## What is expected
Copy out all the lines exactly. Omit pictures.

## Source excerpt
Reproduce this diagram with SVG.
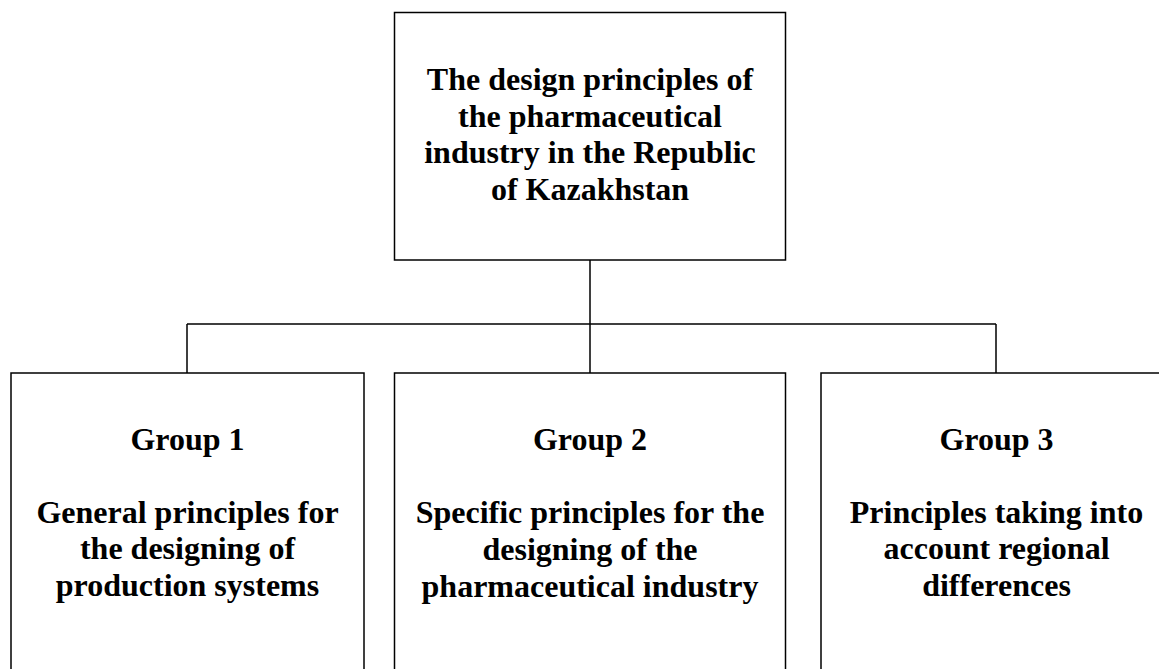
<svg xmlns="http://www.w3.org/2000/svg" width="1159" height="669" viewBox="0 0 1159 669">
<style>
.box{fill:#fff;stroke:#000;stroke-width:1.5}
.t{font-family:"Liberation Serif","Times New Roman",serif;font-weight:bold;font-size:32px;fill:#000;text-anchor:middle}
.c{fill:none;stroke:#000;stroke-width:1.5}
</style>
<rect width="1159" height="669" fill="#fff"/>
<g id="connectors">
<path class="c" d="M590,260 V324 M187,324 H996 M187,324 V373 M590,324 V373 M996,324 V373"/>
</g>
<g id="root">
<rect class="box" x="394.5" y="12.5" width="391" height="247.5"/>
<text class="t" x="590" y="90">The design principles of</text>
<text class="t" x="590" y="127">the pharmaceutical</text>
<text class="t" x="590" y="163">industry in the Republic</text>
<text class="t" x="590" y="200">of Kazakhstan</text>
</g>
<g id="group1">
<rect class="box" x="11" y="373" width="353" height="320"/>
<text class="t" x="187.5" y="450">Group 1</text>
<text class="t" x="187.5" y="523">General principles for</text>
<text class="t" x="187.5" y="559">the designing of</text>
<text class="t" x="187.5" y="596">production systems</text>
</g>
<g id="group2">
<rect class="box" x="394.5" y="373" width="391" height="320"/>
<text class="t" x="590" y="450">Group 2</text>
<text class="t" x="590" y="523">Specific principles for the</text>
<text class="t" x="590" y="560">designing of the</text>
<text class="t" x="590" y="597">pharmaceutical industry</text>
</g>
<g id="group3">
<rect class="box" x="821" y="373" width="360" height="320"/>
<text class="t" x="996.5" y="450">Group 3</text>
<text class="t" x="996.5" y="523">Principles taking into</text>
<text class="t" x="996.5" y="559">account regional</text>
<text class="t" x="996.5" y="596">differences</text>
</g>
</svg>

## Solution
Reproduce this diagram with SVG.
<svg xmlns="http://www.w3.org/2000/svg" width="1159" height="669" viewBox="0 0 1159 669">
<style>
.box{fill:#fff;stroke:#000;stroke-width:1.5}
.t{font-family:"Liberation Serif","Times New Roman",serif;font-weight:bold;font-size:32px;fill:#000;text-anchor:middle}
.c{fill:none;stroke:#000;stroke-width:1.5}
</style>
<rect width="1159" height="669" fill="#fff"/>
<g id="connectors">
<path class="c" d="M590,260 V324 M187,324 H996 M187,324 V373 M590,324 V373 M996,324 V373"/>
</g>
<g id="root">
<rect class="box" x="394.5" y="12.5" width="391" height="247.5"/>
<text class="t" x="590" y="90">The design principles of</text>
<text class="t" x="590" y="127">the pharmaceutical</text>
<text class="t" x="590" y="163">industry in the Republic</text>
<text class="t" x="590" y="200">of Kazakhstan</text>
</g>
<g id="group1">
<rect class="box" x="11" y="373" width="353" height="320"/>
<text class="t" x="187.5" y="450">Group 1</text>
<text class="t" x="187.5" y="523">General principles for</text>
<text class="t" x="187.5" y="559">the designing of</text>
<text class="t" x="187.5" y="596">production systems</text>
</g>
<g id="group2">
<rect class="box" x="394.5" y="373" width="391" height="320"/>
<text class="t" x="590" y="450">Group 2</text>
<text class="t" x="590" y="523">Specific principles for the</text>
<text class="t" x="590" y="560">designing of the</text>
<text class="t" x="590" y="597">pharmaceutical industry</text>
</g>
<g id="group3">
<rect class="box" x="821" y="373" width="360" height="320"/>
<text class="t" x="996.5" y="450">Group 3</text>
<text class="t" x="996.5" y="523">Principles taking into</text>
<text class="t" x="996.5" y="559">account regional</text>
<text class="t" x="996.5" y="596">differences</text>
</g>
</svg>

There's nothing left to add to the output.